The most significant finding is that in any finite system, the $U(1)$ symmetry is not spontaneously broken.

• Standard Bogoliubov Failure: The standard approach yields a ground state $|\theta\rangle$ that appears to break symmetry. However, the author demonstrates that this is an artifact of the approximation. The approximate Hamiltonian $\hat{H}_{app}$ itself is not invariant under $U(1)$ because it does not conserve particle number. Therefore, the non-invariance of the state is a consequence of the non-invariance of the approximate Hamiltonian, not true SSB.
• PNC and Exact Results: When using particle-number-conserving methods or exact wavefunctions, the ground state $|0\rangle$ for a system with $N$ particles transforms as:
  $$\hat{U}_\phi |0\rangle = e^{iN\phi} |0\rangle$$
  Since the state remains an eigenstate of the symmetry operation (up to a phase factor), the symmetry is preserved.
• Order Parameter: Consequently, the expectation value of the field operator vanishes:
  $$\langle 0 | \hat{\Psi}(r, t) | 0 \rangle = 0$$
  This contradicts the postulate of a non-zero order parameter in finite systems.
• Conclusion for Finite Systems: Phonons in finite superfluids are not Goldstone bosons. They are collective excitations (sound waves) resulting from atom-atom interactions, existing regardless of whether the system is in a superfluid or normal phase.

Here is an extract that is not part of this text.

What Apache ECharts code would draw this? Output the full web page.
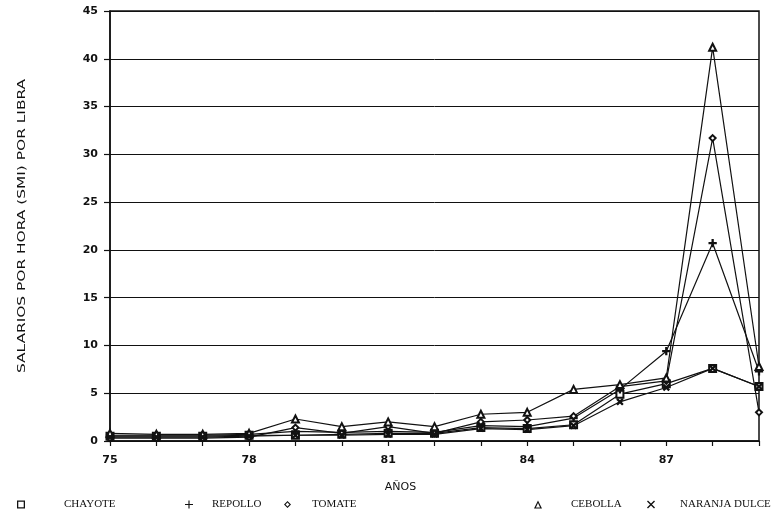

B. Infinite Systems: The Paradox of Infinity

The paper explores why the infinite system (thermodynamic limit) appears different.

• Indeterminacy of Particle Number: In the thermodynamic limit ($N, V \to \infty$), the ground state can be described by states with indefinite particle numbers (e.g., coherent states).
• Degeneracy Source: The author argues that the infinite degeneracy of the ground state in infinite systems arises from the indeterminacy of the particle number $N$, not strictly from the $U(1)$ symmetry of the Hamiltonian.
  • If $N$ is fixed (even at infinity), the state is non-degenerate.
  • If $N$ is indefinite, the system allows for a continuous family of ground states with different phases, leading to apparent SSB.
• Paradox: The infinite system can be viewed as both degenerate (allowing SSB) and non-degenerate (if $N$ is treated as a fixed macroscopic variable). This duality is a mathematical artifact of infinity.

C. Re-evaluation of the Goldstone Theorem and 1/q² Theorem

• Goldstone Theorem: The author notes that the Goldstone theorem strictly applies to Quantum Field Theory (where particle number is not conserved). In Quantum Mechanics with fixed particle number, the theorem does not apply directly.
• 1/q² Theorem: Bogoliubov's 1/q² theorem links gapless dispersion to SSB. The author shows that while the gapless dispersion law exists in finite systems, SSB is absent. This implies the gapless nature of phonons is not a consequence of SSB, but a result of the interaction dynamics. The similarity between the Goldstone theorem and the 1/q² theorem is merely formal in this context.

4. Significance and Implications

1. Nature of Superfluidity: The paper decouples the phenomenon of superfluidity and the existence of a condensate from the concept of Spontaneous Symmetry Breaking in finite, real-world systems. Superfluidity is a property of the interaction and the collective mode structure, not a broken symmetry phase.
2. Critique of Thermodynamic Limit: The study highlights that taking the thermodynamic limit ($N \to \infty$) can lead to physically misleading conclusions when applied to real, finite systems. Properties like SSB and infinite degeneracy are artifacts of the limit, not features of actual physical systems.
3. Phonon Identity: Phonons in superfluids are re-characterized as quantized collective vibrational modes (similar to sound in a classical gas) rather than Goldstone bosons. This unifies the description of sound modes above and below the transition temperature $T_\lambda$, as the underlying mechanism (interatomic interaction) remains the same.
4. Experimental Consistency: The findings align with experimental observations (e.g., in liquid $^4$He) where the structure factor and dispersion laws change continuously across $T_\lambda$, suggesting no fundamental symmetry-breaking phase transition in the strict quantum-mechanical sense for finite systems.

Conclusion

Maksim Tomchenko concludes that the answer to the title question is "No." In real-world (finite) superfluid Bose gases, phonons are not Goldstone bosons because the $U(1)$ symmetry is not spontaneously broken; the ground state remains invariant (up to a phase) under $U(1)$ transformations. The perception of SSB and Goldstone bosons is an artifact of approximations (c-number substitution) and the thermodynamic limit, which introduces particle-number indeterminacy.